INFORMATION SUPPLIED
>>>>>

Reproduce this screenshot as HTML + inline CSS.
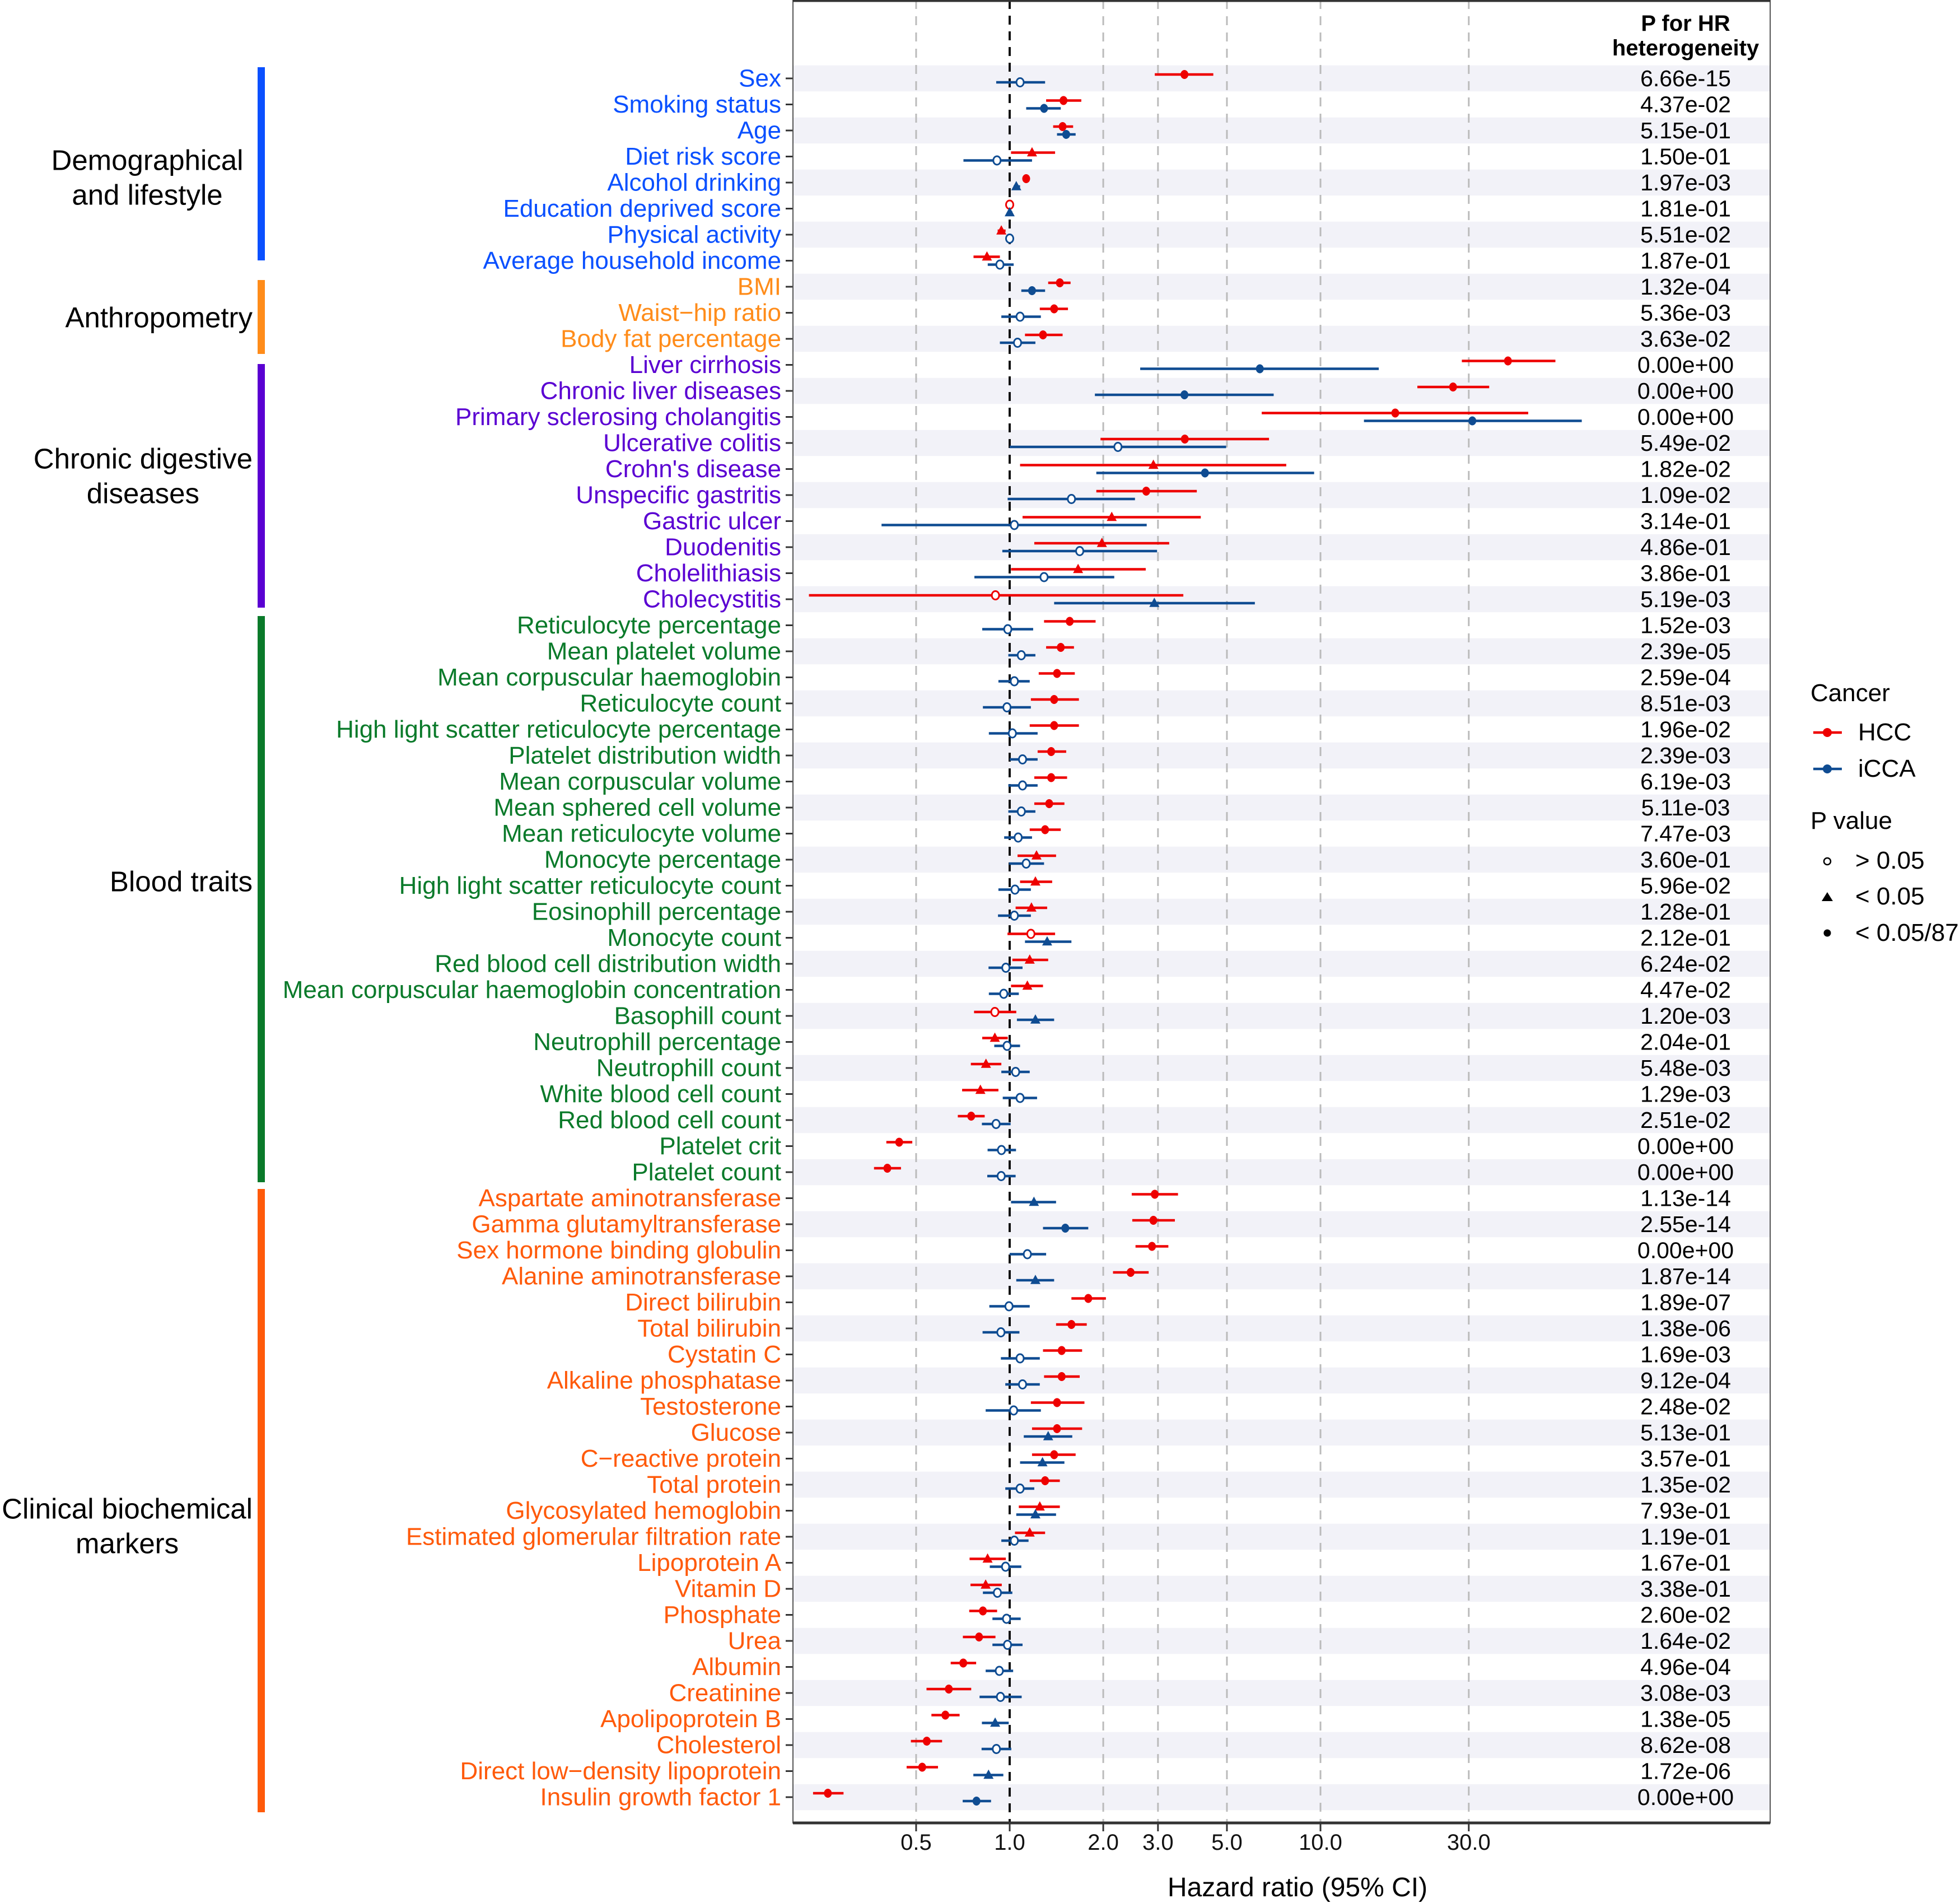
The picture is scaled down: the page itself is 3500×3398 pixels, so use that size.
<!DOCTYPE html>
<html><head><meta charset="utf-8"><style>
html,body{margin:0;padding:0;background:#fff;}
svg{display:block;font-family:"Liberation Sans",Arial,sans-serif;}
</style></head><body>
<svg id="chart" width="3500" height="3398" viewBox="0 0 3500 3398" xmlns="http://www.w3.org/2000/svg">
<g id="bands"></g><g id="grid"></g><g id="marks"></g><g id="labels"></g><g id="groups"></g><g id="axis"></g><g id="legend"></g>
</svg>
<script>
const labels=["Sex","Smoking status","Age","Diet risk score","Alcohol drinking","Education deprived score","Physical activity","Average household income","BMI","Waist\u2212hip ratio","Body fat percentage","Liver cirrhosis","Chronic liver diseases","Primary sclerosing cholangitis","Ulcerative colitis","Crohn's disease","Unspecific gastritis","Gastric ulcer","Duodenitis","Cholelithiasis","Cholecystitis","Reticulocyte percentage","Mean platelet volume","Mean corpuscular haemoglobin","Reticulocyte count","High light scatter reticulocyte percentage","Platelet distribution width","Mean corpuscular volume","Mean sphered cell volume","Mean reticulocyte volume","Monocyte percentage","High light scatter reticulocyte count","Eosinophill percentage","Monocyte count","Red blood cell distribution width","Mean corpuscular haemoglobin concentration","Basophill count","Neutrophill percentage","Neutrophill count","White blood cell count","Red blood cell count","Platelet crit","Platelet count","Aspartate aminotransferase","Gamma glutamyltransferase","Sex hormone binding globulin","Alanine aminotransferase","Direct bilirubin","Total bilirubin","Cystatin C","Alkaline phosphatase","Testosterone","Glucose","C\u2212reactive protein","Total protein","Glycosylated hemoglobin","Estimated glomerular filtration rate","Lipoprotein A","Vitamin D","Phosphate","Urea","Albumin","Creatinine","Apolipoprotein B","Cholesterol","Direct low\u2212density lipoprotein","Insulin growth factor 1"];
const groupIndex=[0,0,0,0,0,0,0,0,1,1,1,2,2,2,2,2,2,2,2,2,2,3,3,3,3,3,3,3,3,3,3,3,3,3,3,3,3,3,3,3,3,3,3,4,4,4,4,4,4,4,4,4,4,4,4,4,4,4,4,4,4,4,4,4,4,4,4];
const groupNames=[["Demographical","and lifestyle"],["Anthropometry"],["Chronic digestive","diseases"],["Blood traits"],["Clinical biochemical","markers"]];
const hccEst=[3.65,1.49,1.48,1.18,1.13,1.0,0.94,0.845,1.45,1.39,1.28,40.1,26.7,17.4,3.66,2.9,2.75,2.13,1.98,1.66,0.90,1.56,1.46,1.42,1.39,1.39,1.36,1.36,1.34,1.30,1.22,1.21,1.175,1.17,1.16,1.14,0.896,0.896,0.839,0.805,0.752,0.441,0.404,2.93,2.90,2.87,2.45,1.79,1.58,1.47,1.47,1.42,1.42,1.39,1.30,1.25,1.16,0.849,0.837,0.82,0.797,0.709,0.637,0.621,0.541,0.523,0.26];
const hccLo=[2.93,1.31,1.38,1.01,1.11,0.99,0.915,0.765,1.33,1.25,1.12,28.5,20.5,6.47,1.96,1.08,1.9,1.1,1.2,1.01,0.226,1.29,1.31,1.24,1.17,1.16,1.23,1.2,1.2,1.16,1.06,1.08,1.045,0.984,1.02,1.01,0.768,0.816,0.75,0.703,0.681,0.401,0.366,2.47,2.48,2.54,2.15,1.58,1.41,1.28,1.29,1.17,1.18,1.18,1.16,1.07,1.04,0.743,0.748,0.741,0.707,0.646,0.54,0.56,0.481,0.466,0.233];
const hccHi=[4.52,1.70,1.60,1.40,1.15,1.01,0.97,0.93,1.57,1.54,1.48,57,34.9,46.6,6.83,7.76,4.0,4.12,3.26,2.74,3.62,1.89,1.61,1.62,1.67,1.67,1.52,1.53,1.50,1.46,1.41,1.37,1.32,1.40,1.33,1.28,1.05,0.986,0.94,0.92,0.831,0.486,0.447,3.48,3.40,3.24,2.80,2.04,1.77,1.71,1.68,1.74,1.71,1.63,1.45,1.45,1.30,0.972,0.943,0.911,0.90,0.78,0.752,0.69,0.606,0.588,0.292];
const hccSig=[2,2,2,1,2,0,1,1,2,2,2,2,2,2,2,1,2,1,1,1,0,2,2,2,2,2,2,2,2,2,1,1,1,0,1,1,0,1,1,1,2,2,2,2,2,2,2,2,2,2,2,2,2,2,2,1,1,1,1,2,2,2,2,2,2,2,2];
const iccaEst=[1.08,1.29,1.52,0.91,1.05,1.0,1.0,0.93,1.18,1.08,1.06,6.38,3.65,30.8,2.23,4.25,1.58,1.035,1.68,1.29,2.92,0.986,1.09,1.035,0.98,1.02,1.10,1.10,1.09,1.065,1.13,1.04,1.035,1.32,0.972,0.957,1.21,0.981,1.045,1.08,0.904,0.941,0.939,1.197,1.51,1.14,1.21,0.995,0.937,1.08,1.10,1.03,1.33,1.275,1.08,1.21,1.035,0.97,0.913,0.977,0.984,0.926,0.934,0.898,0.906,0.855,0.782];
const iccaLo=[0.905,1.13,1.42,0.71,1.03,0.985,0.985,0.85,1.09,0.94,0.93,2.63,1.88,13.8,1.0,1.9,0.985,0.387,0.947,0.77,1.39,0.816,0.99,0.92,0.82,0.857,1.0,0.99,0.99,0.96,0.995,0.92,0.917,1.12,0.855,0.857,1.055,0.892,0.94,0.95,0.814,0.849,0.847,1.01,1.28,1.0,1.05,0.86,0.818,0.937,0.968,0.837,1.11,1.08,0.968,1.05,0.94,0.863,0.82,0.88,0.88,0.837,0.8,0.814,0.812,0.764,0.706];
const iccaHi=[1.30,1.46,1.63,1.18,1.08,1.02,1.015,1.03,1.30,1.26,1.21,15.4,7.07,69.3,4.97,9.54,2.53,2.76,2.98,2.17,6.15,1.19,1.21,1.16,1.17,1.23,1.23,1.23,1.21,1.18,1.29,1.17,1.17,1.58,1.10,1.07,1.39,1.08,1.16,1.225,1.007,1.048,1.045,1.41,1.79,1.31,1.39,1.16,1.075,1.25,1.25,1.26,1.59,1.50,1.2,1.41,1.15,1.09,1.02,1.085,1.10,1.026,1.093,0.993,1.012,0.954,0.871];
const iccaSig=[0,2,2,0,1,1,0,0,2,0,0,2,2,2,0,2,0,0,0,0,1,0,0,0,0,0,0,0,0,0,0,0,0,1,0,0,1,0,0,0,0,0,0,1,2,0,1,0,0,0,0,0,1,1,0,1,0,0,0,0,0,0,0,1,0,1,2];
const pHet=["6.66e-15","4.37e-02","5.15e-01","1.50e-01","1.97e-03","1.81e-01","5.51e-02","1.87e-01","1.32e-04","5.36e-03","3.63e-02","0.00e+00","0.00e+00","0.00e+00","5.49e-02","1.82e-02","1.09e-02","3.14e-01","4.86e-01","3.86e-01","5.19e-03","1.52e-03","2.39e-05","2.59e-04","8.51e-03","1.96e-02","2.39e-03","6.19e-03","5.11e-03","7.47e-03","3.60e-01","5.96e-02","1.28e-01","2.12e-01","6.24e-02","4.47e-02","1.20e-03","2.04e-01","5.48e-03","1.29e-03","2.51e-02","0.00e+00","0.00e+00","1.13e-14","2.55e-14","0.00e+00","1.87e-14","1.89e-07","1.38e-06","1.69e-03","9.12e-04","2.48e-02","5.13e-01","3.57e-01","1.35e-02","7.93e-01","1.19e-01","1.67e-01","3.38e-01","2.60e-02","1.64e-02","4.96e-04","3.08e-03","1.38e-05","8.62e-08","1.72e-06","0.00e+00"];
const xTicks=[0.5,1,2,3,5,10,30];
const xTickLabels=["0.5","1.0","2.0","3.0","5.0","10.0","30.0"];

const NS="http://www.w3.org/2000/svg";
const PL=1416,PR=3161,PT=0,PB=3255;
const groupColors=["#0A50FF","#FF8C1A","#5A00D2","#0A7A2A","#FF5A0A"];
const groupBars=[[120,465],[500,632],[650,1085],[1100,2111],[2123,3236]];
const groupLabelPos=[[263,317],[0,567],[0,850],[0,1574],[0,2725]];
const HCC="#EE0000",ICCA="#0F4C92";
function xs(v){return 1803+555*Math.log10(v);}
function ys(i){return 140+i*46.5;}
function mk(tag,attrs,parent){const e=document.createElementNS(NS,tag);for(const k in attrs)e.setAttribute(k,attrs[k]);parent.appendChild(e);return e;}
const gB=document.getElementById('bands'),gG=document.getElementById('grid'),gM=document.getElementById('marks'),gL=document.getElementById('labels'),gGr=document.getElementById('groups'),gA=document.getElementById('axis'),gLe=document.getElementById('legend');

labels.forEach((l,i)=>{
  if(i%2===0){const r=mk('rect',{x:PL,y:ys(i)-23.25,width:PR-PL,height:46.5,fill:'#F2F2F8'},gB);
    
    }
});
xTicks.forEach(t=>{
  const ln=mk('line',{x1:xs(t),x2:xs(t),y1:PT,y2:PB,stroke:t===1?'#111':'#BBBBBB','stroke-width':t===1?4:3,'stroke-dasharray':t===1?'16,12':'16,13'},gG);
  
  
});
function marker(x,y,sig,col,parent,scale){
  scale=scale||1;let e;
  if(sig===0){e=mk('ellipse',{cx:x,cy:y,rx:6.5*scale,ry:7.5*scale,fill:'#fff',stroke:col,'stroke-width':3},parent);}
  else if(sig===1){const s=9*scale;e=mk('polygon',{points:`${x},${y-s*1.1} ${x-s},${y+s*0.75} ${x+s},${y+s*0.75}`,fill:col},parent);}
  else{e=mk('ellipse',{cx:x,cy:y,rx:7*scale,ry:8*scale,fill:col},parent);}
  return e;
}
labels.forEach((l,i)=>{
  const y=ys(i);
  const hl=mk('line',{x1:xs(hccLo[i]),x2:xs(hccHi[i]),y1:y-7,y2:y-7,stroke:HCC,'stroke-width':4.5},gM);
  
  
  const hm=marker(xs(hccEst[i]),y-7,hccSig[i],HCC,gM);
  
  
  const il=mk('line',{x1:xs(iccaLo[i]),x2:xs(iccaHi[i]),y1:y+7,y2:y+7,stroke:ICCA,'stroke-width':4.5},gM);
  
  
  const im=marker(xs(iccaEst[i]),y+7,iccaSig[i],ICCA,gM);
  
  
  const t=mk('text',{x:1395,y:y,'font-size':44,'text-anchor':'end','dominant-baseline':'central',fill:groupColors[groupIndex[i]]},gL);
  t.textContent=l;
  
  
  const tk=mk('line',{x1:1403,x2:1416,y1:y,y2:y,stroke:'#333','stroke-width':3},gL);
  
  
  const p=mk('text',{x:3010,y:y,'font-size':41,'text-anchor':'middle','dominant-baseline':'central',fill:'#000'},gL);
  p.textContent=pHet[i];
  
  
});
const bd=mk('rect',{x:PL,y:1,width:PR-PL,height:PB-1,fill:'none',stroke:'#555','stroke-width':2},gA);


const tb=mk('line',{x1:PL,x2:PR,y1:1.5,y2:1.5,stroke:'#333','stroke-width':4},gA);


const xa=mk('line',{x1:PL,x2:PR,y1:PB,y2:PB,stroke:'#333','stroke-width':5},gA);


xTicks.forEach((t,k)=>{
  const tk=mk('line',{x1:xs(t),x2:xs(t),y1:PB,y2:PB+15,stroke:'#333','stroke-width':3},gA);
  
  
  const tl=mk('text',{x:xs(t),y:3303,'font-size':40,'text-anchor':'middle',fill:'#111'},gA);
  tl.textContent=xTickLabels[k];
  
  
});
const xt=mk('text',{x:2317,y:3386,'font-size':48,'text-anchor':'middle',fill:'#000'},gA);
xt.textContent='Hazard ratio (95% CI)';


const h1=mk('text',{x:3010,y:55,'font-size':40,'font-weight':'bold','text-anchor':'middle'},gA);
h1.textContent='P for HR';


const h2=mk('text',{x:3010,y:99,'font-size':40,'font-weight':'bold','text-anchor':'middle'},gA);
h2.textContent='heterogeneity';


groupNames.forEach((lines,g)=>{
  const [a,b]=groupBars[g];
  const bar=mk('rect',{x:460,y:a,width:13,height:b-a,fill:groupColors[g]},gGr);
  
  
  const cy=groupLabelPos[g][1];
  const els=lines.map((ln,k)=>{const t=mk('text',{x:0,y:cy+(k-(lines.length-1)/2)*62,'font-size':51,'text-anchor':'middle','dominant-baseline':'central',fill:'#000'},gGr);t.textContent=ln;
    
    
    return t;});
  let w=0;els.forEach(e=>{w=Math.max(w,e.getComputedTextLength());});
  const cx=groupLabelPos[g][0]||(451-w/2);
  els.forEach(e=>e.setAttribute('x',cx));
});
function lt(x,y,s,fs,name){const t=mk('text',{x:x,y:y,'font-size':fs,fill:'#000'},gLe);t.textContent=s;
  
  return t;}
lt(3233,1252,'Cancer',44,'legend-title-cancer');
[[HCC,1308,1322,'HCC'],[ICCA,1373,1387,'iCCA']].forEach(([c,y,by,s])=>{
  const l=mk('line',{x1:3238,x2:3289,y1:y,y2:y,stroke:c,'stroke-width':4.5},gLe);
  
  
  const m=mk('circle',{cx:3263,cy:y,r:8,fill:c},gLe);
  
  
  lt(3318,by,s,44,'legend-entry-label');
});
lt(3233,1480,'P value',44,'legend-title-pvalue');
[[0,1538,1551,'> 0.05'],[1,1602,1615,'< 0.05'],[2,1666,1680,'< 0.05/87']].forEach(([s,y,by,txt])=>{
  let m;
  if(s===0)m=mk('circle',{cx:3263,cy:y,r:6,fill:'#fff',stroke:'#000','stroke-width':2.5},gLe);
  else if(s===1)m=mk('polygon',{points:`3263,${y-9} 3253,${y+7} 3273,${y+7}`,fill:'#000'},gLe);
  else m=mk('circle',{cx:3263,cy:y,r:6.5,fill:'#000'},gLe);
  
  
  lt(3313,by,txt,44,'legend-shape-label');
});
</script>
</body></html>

<<<<<

SHORT EXERCISE
Count the lines of the material that include the word "size", then report only the total.

CORRECT OUTPUT
9